There is a reason customer-owned banks are not being asked to appear in front of the royal commission, he says, and that’s because they operate on a very different model than the shareholder-based banks.

Customer-owned banks put their profits back into providing better products and services for customers and the community, rather than paying dividends to external shareholders who might not necessarily be customers. They are also not listed on the stock exchange.

While Lock is happy to see the profile of customer-owned banks on the rise, he’s aware that “banking is done on confidence, so you don’t want to be dancing on someone’s grave”.

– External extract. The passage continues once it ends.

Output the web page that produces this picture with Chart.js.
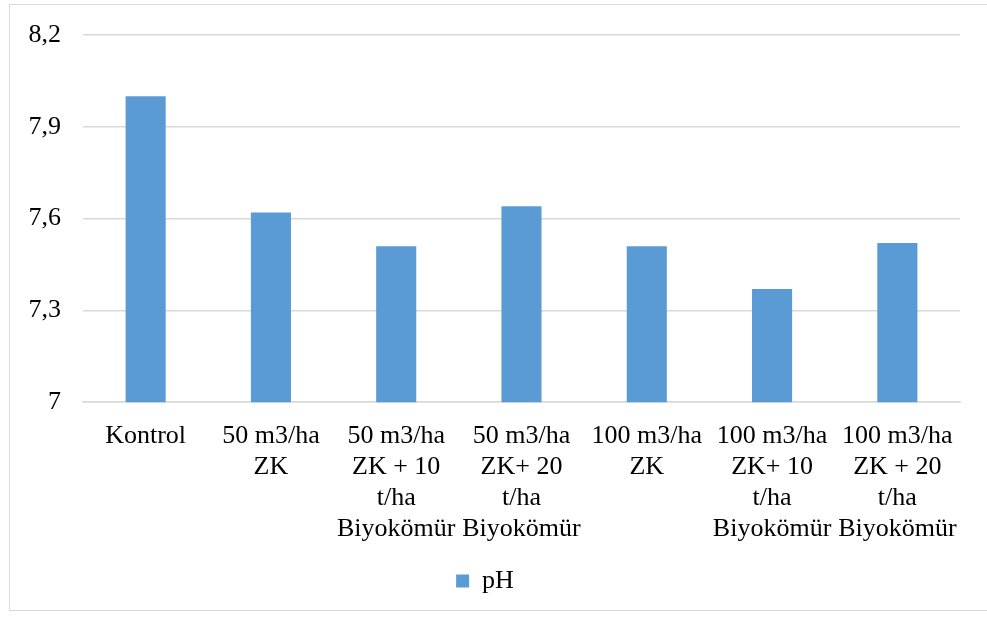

Heritage and the broker channel

Heritage has been working with brokers for 20 years, but it only established a dedicated sales and origination channel for brokers less than three years ago, says Lock.

The broker distribution arm is headed up by Michael Trencher. By investing in broker infrastructure and its back-office support, Heritage has seen its share of broker-originated loans grow to about 55%. It is now on 18 aggregator panels.

Heritage recently introduced a fast-track home loan approval process for its broker channel. Straightforward applicants can now get approval within 24 hours, with the fastest approval to date taking just 90 minutes.

The bank trialled the process in recent months and successfully approved more than 10% of total applications received via brokers.

The new process delivers a better outcome for everyone involved and helps ensure greater certainty and comfort for brokers and their clients so they’re not left in limbo wondering when they’ll get approved, Lock says.

As Heritage looks to expand the bank’s reach beyond its stronghold in Southeast Queensland, its next plan is to increase its branch presence in the eastern states, concentrated in Sydney and Melbourne, where more than half of its broker-introduced business comes from.

“Having that presence around we think will deepen our relationships with our clients that are broker-introduced,” Lock says.